-- Begin SUPPLIED MATERIAL --

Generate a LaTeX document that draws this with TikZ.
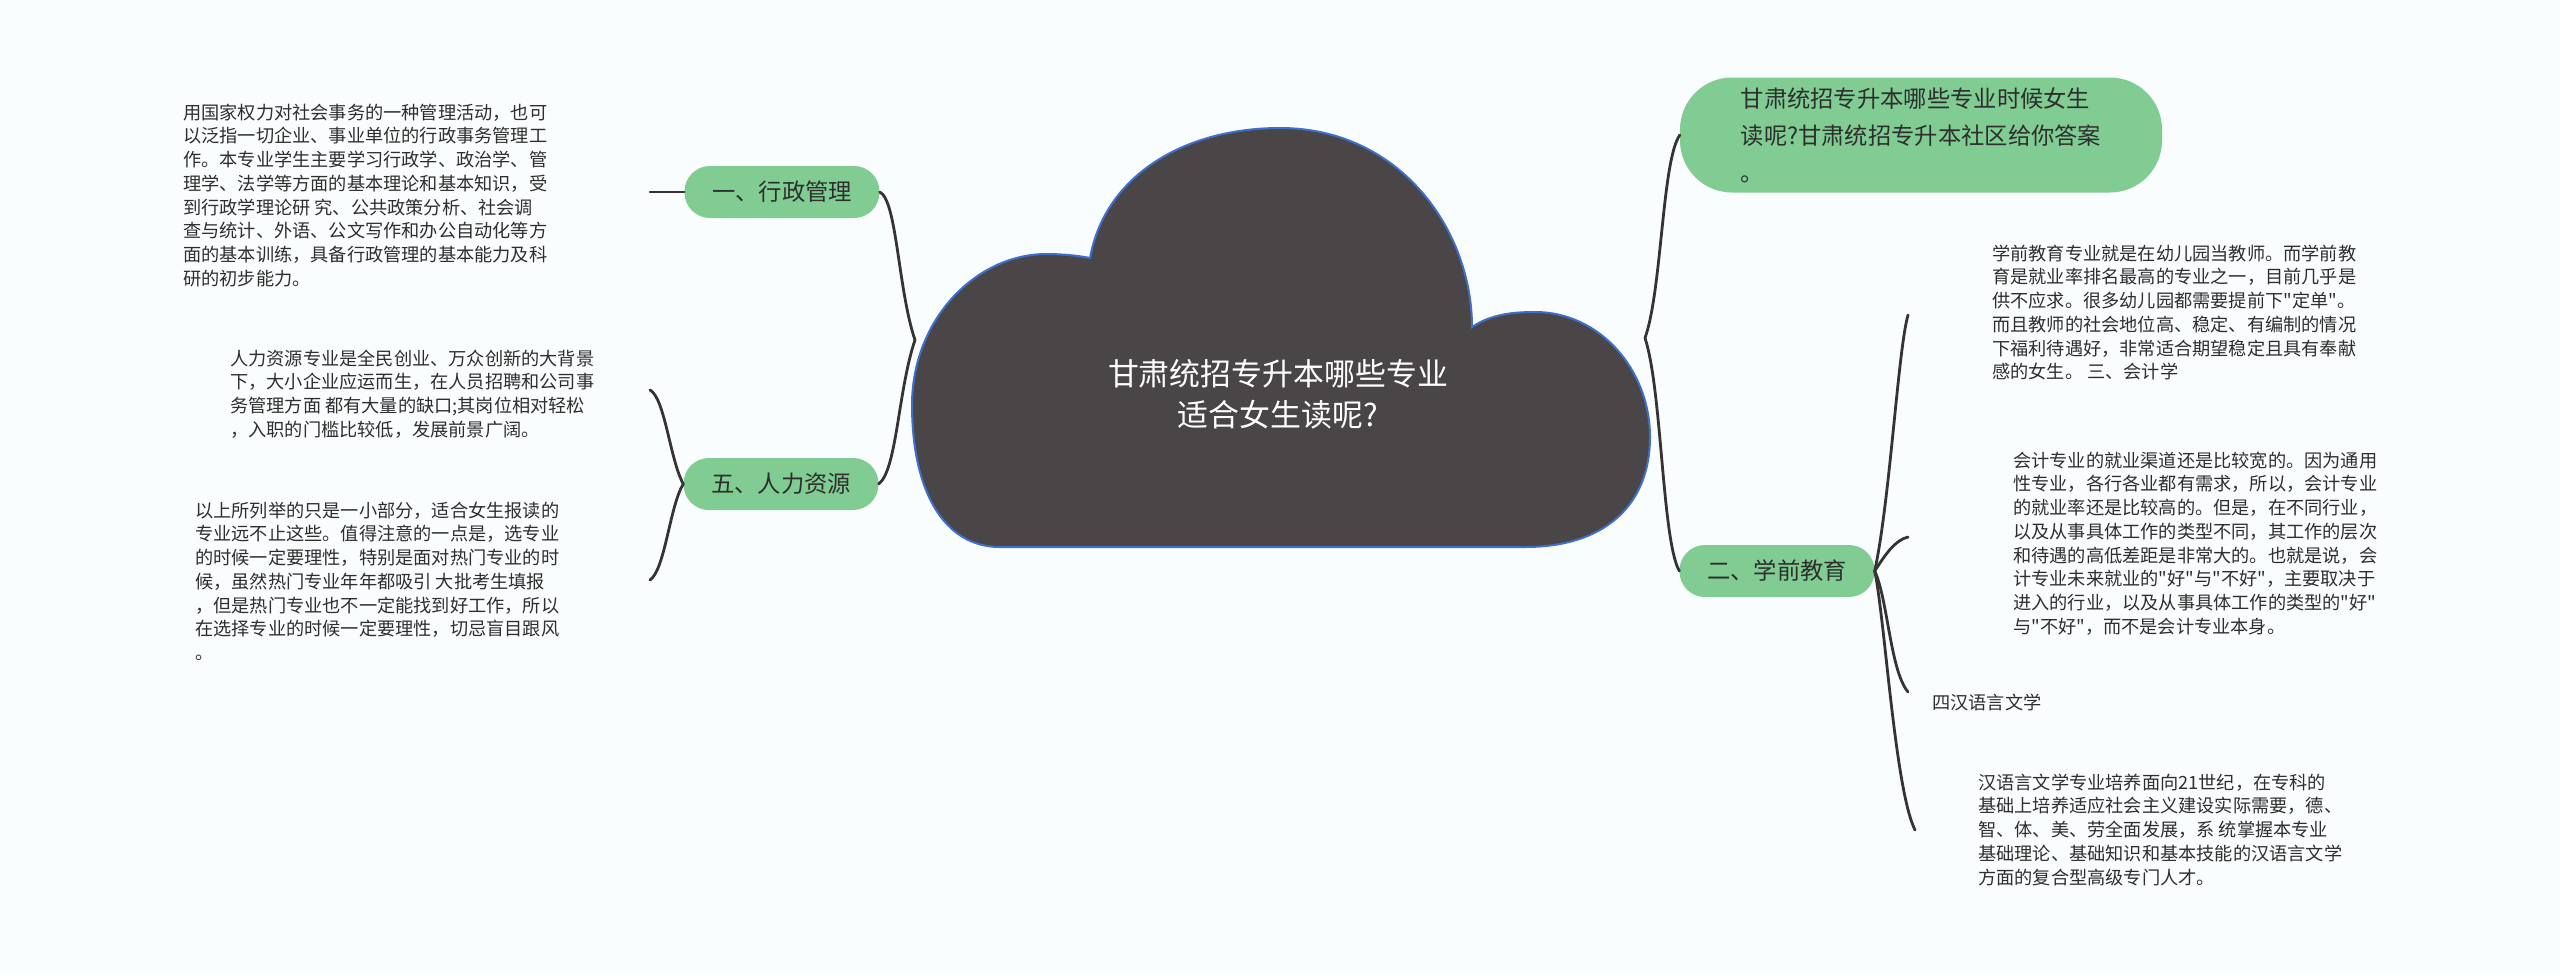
\documentclass[tikz,border=0pt]{standalone}
\usepackage{fontspec}
\setmainfont{Noto Sans CJK SC}[Ligatures=TeXOff]
\definecolor{bgcol}{HTML}{FAFDFE}
\definecolor{cloudfill}{HTML}{4A4647}
\definecolor{cloudedge}{HTML}{3D6FCB}
\definecolor{pillgreen}{HTML}{80CC92}
\definecolor{textdark}{HTML}{2E2E2E}
\definecolor{linecol}{HTML}{353333}
\begin{document}
\begin{tikzpicture}[x=1pt,y=-1pt,
  pill/.style={fill=pillgreen, draw=none, rounded corners=25.5, minimum width=195, minimum height=52, inner sep=0, text=textdark, font=\fontsize{23.3}{28}\selectfont},
  toppill/.style={fill=pillgreen, draw=none, rounded corners=52, minimum width=482, minimum height=115, inner sep=0, align=left, text=textdark, font=\fontsize{23.3}{37}\selectfont},
  conn/.style={draw=linecol, line width=2.8, line cap=round},
  para/.style={anchor=north west, inner sep=0, align=left, text=textdark, font=\fontsize{18.2}{23.7}\selectfont},
  rootlabel/.style={align=center, text=white, inner sep=0, font=\fontsize{30.9}{41}\selectfont}]
\useasboundingbox (0,0) rectangle (2560,975);
\fill[bgcol] (0,0) rectangle (2560,975);

% central cloud
\draw[fill=cloudfill, draw=cloudedge, line width=2]
  (1000,547) .. controls (942,547) and (912,488) .. (912,405)
  .. controls (912,320) and (975,255) .. (1045,254)
  .. controls (1065,254) and (1080,256) .. (1090,258)
  .. controls (1105,175) and (1185,128) .. (1280,128)
  .. controls (1400,128) and (1472,230) .. (1472,327)
  .. controls (1490,315) and (1510,312) .. (1535,312)
  .. controls (1600,312) and (1650,370) .. (1650,437)
  .. controls (1650,505) and (1605,547) .. (1525,547)
  -- cycle;
\node[rootlabel] (root) at (1278,394) {甘肃统招专升本哪些专业\\适合女生读呢?};
\coordinate (jl) at (915,340);
\coordinate (jr) at (1645,338);

% main branches
\node[pill] (xz) at (782,192) {一、行政管理};
\node[pill] (rl) at (781,484) {五、人力资源};
\node[pill] (xq) at (1777,571) {二、学前教育};
\node[toppill] (top) at (1921,135) {甘肃统招专升本哪些专业时候女生\\读呢?甘肃统招专升本社区给你答案\\。};

\draw[conn] (xz.east) .. controls (897,200) and (898,290) .. (jl);
\draw[conn] (jl) .. controls (898,390) and (897,470) .. (rl.east);
\draw[conn] (jr) .. controls (1662,290) and (1662,160) .. (top.west);
\draw[conn] (jr) .. controls (1662,390) and (1662,540) .. (xq.west);

% left leaves
\coordinate (xzend) at (650,192);
\draw[conn] (xz.west) -- (xzend);
\node[para] (xzT) at (183,103.6) {用国家权力对社会事务的一种管理活动，也可\\以泛指一切企业、事业单位的行政事务管理工\\作。本专业学生主要学习行政学、政治学、管\\理学、法学等方面的基本理论和基本知识，受\\到行政学理论研 究、公共政策分析、社会调\\查与统计、外语、公文写作和办公自动化等方\\面的基本训练，具备行政管理的基本能力及科\\研的初步能力。};

\coordinate (rlA) at (650,390);
\coordinate (rlB) at (650,580);
\draw[conn] (rlA) .. controls (665,398) and (670,460) .. (rl.west);
\draw[conn] (rl.west) .. controls (670,505) and (665,570) .. (rlB);
\node[para] (rlT1) at (230,349.6) {人力资源专业是全民创业、万众创新的大背景\\下，大小企业应运而生，在人员招聘和公司事\\务管理方面 都有大量的缺口;其岗位相对轻松\\，入职的门槛比较低，发展前景广阔。};
\node[para] (rlT2) at (195,501.6) {以上所列举的只是一小部分，适合女生报读的\\专业远不止这些。值得注意的一点是，选专业\\的时候一定要理性，特别是面对热门专业的时\\候，虽然热门专业年年都吸引 大批考生填报\\，但是热门专业也不一定能找到好工作，所以\\在选择专业的时候一定要理性，切忌盲目跟风\\。};

% right leaves
\coordinate (xqA) at (1908,315);
\coordinate (xqB) at (1908,537);
\coordinate (xqC) at (1908,692);
\coordinate (xqD) at (1915,830);
\draw[conn] (xq.east) .. controls (1890,500) and (1898,350) .. (xqA);
\draw[conn] (xq.east) .. controls (1885,555) and (1895,540) .. (xqB);
\draw[conn] (xq.east) .. controls (1888,600) and (1890,670) .. (xqC);
\draw[conn] (xq.east) .. controls (1885,620) and (1895,790) .. (xqD);

\node[para] (xqT) at (1992,244.6) {学前教育专业就是在幼儿园当教师。而学前教\\育是就业率排名最高的专业之一，目前几乎是\\供不应求。很多幼儿园都需要提前下"定单"。\\而且教师的社会地位高、稳定、有编制的情况\\下福利待遇好，非常适合期望稳定且具有奉献\\感的女生。 三、会计学};
\node[para] (kjT) at (2013,451.6) {会计专业的就业渠道还是比较宽的。因为通用\\性专业，各行各业都有需求，所以，会计专业\\的就业率还是比较高的。但是，在不同行业，\\以及从事具体工作的类型不同，其工作的层次\\和待遇的高低差距是非常大的。也就是说，会\\计专业未来就业的"好"与"不好"，主要取决于\\进入的行业，以及从事具体工作的类型的"好"\\与"不好"，而不是会计专业本身。};
\node[para] (hyL) at (1932,693.6) {四汉语言文学};
\node[para] (hyT) at (1978,773.6) {汉语言文学专业培养面向21世纪，在专科的\\基础上培养适应社会主义建设实际需要，德、\\智、体、美、劳全面发展，系 统掌握本专业\\基础理论、基础知识和基本技能的汉语言文学\\方面的复合型高级专门人才。};
\end{tikzpicture}
\end{document}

-- End SUPPLIED MATERIAL --

• _EXERCISE DESCRIPTION_
Copy every line of the data word for word, omitting the images.

• _OUTPUT BELOW_
Generate a LaTeX document that draws this with TikZ.
\documentclass[tikz,border=0pt]{standalone}
\usepackage{fontspec}
\setmainfont{Noto Sans CJK SC}[Ligatures=TeXOff]
\definecolor{bgcol}{HTML}{FAFDFE}
\definecolor{cloudfill}{HTML}{4A4647}
\definecolor{cloudedge}{HTML}{3D6FCB}
\definecolor{pillgreen}{HTML}{80CC92}
\definecolor{textdark}{HTML}{2E2E2E}
\definecolor{linecol}{HTML}{353333}
\begin{document}
\begin{tikzpicture}[x=1pt,y=-1pt,
  pill/.style={fill=pillgreen, draw=none, rounded corners=25.5, minimum width=195, minimum height=52, inner sep=0, text=textdark, font=\fontsize{23.3}{28}\selectfont},
  toppill/.style={fill=pillgreen, draw=none, rounded corners=52, minimum width=482, minimum height=115, inner sep=0, align=left, text=textdark, font=\fontsize{23.3}{37}\selectfont},
  conn/.style={draw=linecol, line width=2.8, line cap=round},
  para/.style={anchor=north west, inner sep=0, align=left, text=textdark, font=\fontsize{18.2}{23.7}\selectfont},
  rootlabel/.style={align=center, text=white, inner sep=0, font=\fontsize{30.9}{41}\selectfont}]
\useasboundingbox (0,0) rectangle (2560,975);
\fill[bgcol] (0,0) rectangle (2560,975);

% central cloud
\draw[fill=cloudfill, draw=cloudedge, line width=2]
  (1000,547) .. controls (942,547) and (912,488) .. (912,405)
  .. controls (912,320) and (975,255) .. (1045,254)
  .. controls (1065,254) and (1080,256) .. (1090,258)
  .. controls (1105,175) and (1185,128) .. (1280,128)
  .. controls (1400,128) and (1472,230) .. (1472,327)
  .. controls (1490,315) and (1510,312) .. (1535,312)
  .. controls (1600,312) and (1650,370) .. (1650,437)
  .. controls (1650,505) and (1605,547) .. (1525,547)
  -- cycle;
\node[rootlabel] (root) at (1278,394) {甘肃统招专升本哪些专业\\适合女生读呢?};
\coordinate (jl) at (915,340);
\coordinate (jr) at (1645,338);

% main branches
\node[pill] (xz) at (782,192) {一、行政管理};
\node[pill] (rl) at (781,484) {五、人力资源};
\node[pill] (xq) at (1777,571) {二、学前教育};
\node[toppill] (top) at (1921,135) {甘肃统招专升本哪些专业时候女生\\读呢?甘肃统招专升本社区给你答案\\。};

\draw[conn] (xz.east) .. controls (897,200) and (898,290) .. (jl);
\draw[conn] (jl) .. controls (898,390) and (897,470) .. (rl.east);
\draw[conn] (jr) .. controls (1662,290) and (1662,160) .. (top.west);
\draw[conn] (jr) .. controls (1662,390) and (1662,540) .. (xq.west);

% left leaves
\coordinate (xzend) at (650,192);
\draw[conn] (xz.west) -- (xzend);
\node[para] (xzT) at (183,103.6) {用国家权力对社会事务的一种管理活动，也可\\以泛指一切企业、事业单位的行政事务管理工\\作。本专业学生主要学习行政学、政治学、管\\理学、法学等方面的基本理论和基本知识，受\\到行政学理论研 究、公共政策分析、社会调\\查与统计、外语、公文写作和办公自动化等方\\面的基本训练，具备行政管理的基本能力及科\\研的初步能力。};

\coordinate (rlA) at (650,390);
\coordinate (rlB) at (650,580);
\draw[conn] (rlA) .. controls (665,398) and (670,460) .. (rl.west);
\draw[conn] (rl.west) .. controls (670,505) and (665,570) .. (rlB);
\node[para] (rlT1) at (230,349.6) {人力资源专业是全民创业、万众创新的大背景\\下，大小企业应运而生，在人员招聘和公司事\\务管理方面 都有大量的缺口;其岗位相对轻松\\，入职的门槛比较低，发展前景广阔。};
\node[para] (rlT2) at (195,501.6) {以上所列举的只是一小部分，适合女生报读的\\专业远不止这些。值得注意的一点是，选专业\\的时候一定要理性，特别是面对热门专业的时\\候，虽然热门专业年年都吸引 大批考生填报\\，但是热门专业也不一定能找到好工作，所以\\在选择专业的时候一定要理性，切忌盲目跟风\\。};

% right leaves
\coordinate (xqA) at (1908,315);
\coordinate (xqB) at (1908,537);
\coordinate (xqC) at (1908,692);
\coordinate (xqD) at (1915,830);
\draw[conn] (xq.east) .. controls (1890,500) and (1898,350) .. (xqA);
\draw[conn] (xq.east) .. controls (1885,555) and (1895,540) .. (xqB);
\draw[conn] (xq.east) .. controls (1888,600) and (1890,670) .. (xqC);
\draw[conn] (xq.east) .. controls (1885,620) and (1895,790) .. (xqD);

\node[para] (xqT) at (1992,244.6) {学前教育专业就是在幼儿园当教师。而学前教\\育是就业率排名最高的专业之一，目前几乎是\\供不应求。很多幼儿园都需要提前下"定单"。\\而且教师的社会地位高、稳定、有编制的情况\\下福利待遇好，非常适合期望稳定且具有奉献\\感的女生。 三、会计学};
\node[para] (kjT) at (2013,451.6) {会计专业的就业渠道还是比较宽的。因为通用\\性专业，各行各业都有需求，所以，会计专业\\的就业率还是比较高的。但是，在不同行业，\\以及从事具体工作的类型不同，其工作的层次\\和待遇的高低差距是非常大的。也就是说，会\\计专业未来就业的"好"与"不好"，主要取决于\\进入的行业，以及从事具体工作的类型的"好"\\与"不好"，而不是会计专业本身。};
\node[para] (hyL) at (1932,693.6) {四汉语言文学};
\node[para] (hyT) at (1978,773.6) {汉语言文学专业培养面向21世纪，在专科的\\基础上培养适应社会主义建设实际需要，德、\\智、体、美、劳全面发展，系 统掌握本专业\\基础理论、基础知识和基本技能的汉语言文学\\方面的复合型高级专门人才。};
\end{tikzpicture}
\end{document}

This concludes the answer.